==== Material for this exercise

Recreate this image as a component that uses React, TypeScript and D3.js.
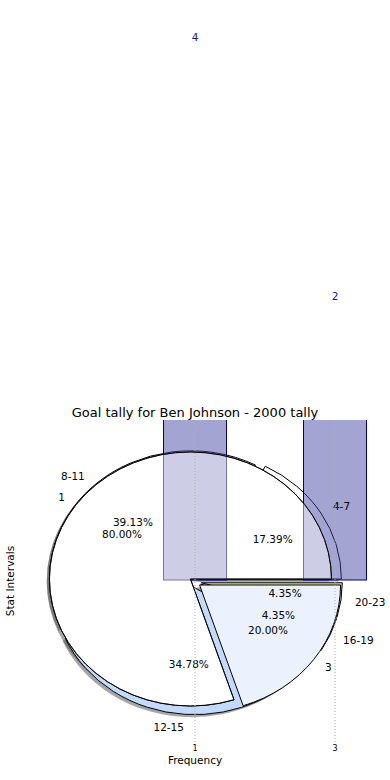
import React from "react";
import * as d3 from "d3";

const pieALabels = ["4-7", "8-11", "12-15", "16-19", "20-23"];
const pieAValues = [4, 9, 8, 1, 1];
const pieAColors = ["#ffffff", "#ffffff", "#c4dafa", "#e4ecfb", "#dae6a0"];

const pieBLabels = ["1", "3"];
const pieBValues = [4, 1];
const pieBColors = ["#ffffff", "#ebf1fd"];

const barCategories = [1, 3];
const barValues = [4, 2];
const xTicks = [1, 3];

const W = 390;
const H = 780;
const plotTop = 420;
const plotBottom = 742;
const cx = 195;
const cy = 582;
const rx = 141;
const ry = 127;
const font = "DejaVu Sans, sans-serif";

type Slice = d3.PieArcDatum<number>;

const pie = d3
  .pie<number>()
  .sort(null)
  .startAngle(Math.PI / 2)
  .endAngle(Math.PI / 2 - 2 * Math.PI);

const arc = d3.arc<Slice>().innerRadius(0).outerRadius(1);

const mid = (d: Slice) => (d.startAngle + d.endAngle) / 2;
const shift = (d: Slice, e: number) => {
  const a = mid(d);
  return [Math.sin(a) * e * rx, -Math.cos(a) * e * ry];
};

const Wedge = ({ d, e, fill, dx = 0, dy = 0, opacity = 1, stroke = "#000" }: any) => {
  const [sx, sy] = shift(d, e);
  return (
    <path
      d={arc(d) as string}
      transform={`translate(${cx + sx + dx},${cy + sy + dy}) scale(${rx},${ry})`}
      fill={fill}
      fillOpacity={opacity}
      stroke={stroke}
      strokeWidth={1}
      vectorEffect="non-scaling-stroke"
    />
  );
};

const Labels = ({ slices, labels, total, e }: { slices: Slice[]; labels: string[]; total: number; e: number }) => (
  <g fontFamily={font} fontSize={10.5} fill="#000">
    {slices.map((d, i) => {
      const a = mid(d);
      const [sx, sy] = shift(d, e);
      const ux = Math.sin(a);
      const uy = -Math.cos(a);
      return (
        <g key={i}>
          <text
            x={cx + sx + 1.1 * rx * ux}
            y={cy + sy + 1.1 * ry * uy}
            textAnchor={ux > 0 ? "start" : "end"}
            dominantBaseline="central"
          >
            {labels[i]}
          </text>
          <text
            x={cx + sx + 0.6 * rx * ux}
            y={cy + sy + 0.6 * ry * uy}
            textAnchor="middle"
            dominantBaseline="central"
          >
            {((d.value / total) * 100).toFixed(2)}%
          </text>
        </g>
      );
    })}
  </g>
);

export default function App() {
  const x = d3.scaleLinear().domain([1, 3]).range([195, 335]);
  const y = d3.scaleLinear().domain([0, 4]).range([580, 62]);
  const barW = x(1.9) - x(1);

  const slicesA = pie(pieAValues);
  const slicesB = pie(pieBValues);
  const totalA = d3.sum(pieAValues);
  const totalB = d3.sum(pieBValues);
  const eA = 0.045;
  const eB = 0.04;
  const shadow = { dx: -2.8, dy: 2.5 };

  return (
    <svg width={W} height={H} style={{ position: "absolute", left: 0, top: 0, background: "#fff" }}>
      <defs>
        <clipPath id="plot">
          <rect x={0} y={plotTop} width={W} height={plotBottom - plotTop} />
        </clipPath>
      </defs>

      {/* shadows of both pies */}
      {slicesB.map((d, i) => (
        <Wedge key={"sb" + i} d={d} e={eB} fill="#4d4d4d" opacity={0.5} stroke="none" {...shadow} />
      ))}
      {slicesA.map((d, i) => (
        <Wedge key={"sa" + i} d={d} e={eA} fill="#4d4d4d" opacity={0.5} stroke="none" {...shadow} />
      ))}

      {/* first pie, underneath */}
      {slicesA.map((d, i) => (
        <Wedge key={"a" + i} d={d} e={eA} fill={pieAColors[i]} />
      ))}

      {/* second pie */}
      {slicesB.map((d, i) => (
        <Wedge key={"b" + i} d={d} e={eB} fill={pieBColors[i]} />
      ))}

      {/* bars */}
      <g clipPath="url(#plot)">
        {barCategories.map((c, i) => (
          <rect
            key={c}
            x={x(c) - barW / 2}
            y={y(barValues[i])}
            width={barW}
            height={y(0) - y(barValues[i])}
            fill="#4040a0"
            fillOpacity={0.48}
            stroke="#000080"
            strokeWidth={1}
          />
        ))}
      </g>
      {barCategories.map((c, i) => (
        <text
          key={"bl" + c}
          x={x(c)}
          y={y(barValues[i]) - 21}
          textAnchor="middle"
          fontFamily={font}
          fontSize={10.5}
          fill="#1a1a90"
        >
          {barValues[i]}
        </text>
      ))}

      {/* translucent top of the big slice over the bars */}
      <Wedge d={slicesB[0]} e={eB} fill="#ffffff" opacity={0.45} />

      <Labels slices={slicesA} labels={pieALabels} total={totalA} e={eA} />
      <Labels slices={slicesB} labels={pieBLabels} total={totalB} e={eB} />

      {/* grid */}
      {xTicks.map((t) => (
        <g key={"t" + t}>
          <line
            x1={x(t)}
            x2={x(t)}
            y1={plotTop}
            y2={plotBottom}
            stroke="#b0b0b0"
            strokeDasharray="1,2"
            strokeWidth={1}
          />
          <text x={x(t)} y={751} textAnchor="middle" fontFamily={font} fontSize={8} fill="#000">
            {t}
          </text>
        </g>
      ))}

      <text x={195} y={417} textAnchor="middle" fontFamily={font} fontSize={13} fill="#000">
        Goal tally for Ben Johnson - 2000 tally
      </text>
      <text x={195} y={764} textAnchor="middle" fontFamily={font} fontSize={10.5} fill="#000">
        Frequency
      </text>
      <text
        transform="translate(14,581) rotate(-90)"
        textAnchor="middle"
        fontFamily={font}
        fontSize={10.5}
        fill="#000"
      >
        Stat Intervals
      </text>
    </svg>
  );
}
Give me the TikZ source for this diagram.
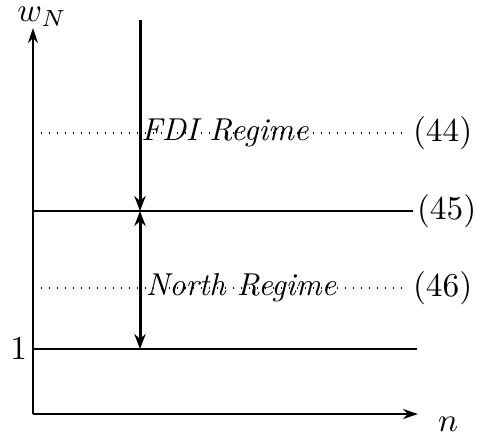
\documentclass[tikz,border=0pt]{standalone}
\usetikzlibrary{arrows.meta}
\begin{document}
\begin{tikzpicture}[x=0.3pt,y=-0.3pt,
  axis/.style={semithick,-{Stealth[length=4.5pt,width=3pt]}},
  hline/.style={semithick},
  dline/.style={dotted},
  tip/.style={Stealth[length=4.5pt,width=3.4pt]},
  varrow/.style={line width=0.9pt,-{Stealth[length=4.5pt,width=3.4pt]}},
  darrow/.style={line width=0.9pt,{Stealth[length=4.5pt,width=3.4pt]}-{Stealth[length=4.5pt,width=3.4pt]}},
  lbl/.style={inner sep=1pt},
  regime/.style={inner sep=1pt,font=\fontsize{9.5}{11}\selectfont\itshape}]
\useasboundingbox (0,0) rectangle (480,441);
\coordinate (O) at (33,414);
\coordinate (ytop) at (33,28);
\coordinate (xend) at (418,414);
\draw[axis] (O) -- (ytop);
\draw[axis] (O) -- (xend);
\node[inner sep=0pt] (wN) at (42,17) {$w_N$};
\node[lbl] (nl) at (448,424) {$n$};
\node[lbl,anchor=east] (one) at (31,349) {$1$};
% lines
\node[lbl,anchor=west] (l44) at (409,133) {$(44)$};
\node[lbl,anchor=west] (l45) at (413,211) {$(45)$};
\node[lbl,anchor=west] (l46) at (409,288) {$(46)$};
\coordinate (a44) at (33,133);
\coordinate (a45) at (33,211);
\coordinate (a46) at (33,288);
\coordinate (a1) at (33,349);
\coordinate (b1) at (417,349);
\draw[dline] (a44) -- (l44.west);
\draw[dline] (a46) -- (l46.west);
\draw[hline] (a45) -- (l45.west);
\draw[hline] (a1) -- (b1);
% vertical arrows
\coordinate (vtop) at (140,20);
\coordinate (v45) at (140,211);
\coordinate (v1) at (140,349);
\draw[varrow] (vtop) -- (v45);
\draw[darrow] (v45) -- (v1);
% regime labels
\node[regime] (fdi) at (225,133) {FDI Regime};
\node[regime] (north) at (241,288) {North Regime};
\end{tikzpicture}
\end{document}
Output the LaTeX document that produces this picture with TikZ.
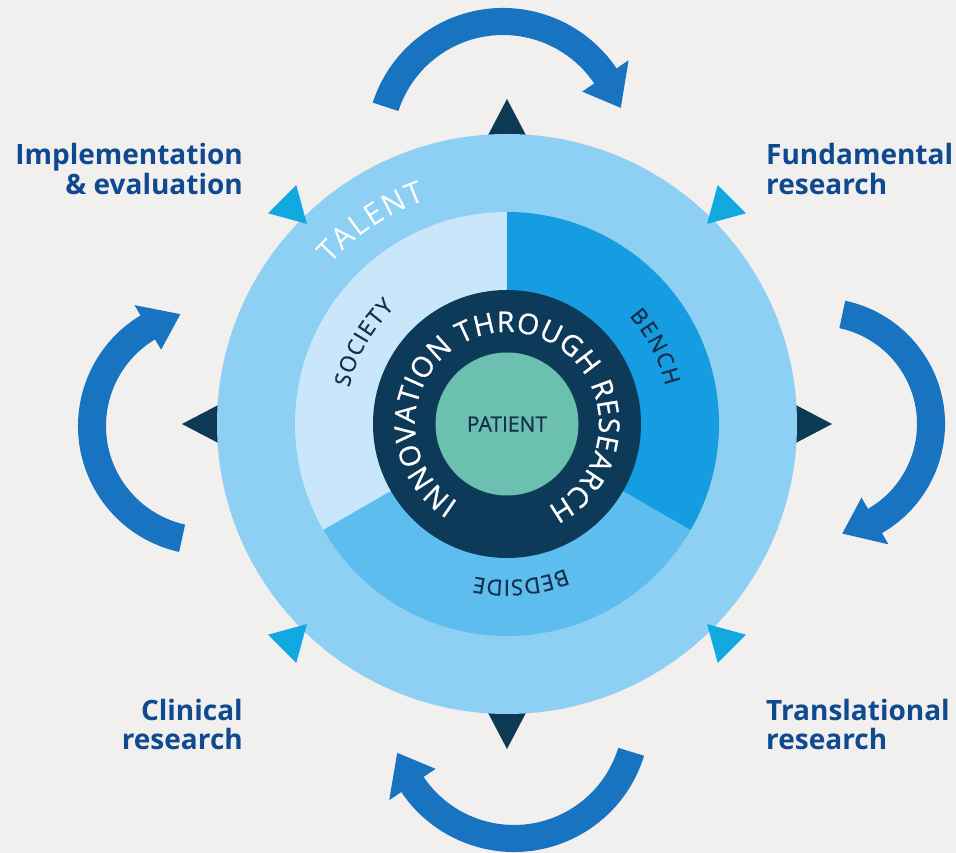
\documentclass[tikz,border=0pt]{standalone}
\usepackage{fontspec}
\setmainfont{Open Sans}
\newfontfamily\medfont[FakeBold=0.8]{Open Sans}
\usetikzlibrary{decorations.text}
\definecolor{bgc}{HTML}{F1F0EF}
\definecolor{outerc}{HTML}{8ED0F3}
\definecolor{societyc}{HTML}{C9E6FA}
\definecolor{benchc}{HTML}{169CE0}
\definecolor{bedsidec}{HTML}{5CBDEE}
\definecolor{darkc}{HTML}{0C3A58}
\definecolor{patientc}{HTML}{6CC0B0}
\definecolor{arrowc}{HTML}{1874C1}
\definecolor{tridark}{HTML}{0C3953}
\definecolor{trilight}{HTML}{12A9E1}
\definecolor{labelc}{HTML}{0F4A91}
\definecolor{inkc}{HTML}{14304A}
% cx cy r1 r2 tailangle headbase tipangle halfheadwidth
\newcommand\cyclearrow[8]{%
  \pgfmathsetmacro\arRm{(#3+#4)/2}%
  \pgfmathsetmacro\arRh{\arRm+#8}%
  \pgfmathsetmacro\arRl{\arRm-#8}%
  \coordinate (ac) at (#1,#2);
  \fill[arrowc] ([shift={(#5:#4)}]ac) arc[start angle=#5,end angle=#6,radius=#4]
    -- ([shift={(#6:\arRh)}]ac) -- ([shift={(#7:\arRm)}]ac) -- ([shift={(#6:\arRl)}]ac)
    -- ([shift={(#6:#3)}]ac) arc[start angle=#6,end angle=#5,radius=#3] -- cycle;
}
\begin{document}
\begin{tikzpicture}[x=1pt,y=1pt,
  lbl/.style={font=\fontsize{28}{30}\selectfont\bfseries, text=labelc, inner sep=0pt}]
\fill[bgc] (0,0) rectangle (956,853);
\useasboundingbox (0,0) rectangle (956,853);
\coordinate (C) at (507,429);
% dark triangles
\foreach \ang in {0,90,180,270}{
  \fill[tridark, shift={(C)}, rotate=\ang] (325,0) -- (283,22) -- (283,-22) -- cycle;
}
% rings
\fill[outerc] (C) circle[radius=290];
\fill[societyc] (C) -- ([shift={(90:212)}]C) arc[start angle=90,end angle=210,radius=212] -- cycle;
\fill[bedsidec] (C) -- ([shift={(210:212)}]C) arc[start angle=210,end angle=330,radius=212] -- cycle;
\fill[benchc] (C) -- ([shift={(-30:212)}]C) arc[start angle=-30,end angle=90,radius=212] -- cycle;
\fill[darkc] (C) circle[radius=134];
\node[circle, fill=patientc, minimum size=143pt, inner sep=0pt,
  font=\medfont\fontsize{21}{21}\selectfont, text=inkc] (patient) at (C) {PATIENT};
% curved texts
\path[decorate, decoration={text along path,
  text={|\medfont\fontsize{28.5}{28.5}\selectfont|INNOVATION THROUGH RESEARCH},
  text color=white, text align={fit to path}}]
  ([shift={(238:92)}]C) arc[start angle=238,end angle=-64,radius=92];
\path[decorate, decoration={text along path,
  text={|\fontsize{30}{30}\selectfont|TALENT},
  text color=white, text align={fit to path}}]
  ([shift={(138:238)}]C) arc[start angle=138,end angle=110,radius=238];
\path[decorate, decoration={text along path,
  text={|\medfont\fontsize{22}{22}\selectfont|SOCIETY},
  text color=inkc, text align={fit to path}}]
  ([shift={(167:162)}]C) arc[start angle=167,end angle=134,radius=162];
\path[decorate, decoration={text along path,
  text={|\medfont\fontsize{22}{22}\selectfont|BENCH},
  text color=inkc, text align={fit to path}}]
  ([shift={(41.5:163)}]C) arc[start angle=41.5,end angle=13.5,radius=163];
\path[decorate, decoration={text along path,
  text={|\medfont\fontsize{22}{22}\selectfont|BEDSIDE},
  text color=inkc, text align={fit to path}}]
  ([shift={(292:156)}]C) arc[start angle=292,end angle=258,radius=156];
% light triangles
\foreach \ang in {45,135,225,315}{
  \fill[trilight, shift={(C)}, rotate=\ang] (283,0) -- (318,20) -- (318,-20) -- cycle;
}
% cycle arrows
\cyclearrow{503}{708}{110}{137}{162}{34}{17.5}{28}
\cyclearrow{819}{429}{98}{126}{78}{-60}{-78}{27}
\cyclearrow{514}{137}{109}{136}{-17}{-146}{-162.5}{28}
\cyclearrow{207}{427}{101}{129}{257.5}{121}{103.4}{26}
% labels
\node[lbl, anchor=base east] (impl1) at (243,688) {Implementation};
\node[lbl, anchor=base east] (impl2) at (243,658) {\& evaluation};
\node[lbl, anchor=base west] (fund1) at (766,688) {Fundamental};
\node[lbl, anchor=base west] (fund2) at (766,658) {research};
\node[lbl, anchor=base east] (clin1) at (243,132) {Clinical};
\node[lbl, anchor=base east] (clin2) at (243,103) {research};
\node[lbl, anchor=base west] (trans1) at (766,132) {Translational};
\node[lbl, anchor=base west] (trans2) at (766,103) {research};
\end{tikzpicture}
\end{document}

========

Short exercise:
Begin with the first line of the entries above and write out each line exactly, ending with the line containing "const xTicks = [1, 3];". Leave out pictures.

Task solution:
Recreate this image as a component that uses React, TypeScript and D3.js.
import React from "react";
import * as d3 from "d3";

const pieALabels = ["4-7", "8-11", "12-15", "16-19", "20-23"];
const pieAValues = [4, 9, 8, 1, 1];
const pieAColors = ["#ffffff", "#ffffff", "#c4dafa", "#e4ecfb", "#dae6a0"];

const pieBLabels = ["1", "3"];
const pieBValues = [4, 1];
const pieBColors = ["#ffffff", "#ebf1fd"];

const barCategories = [1, 3];
const barValues = [4, 2];
const xTicks = [1, 3];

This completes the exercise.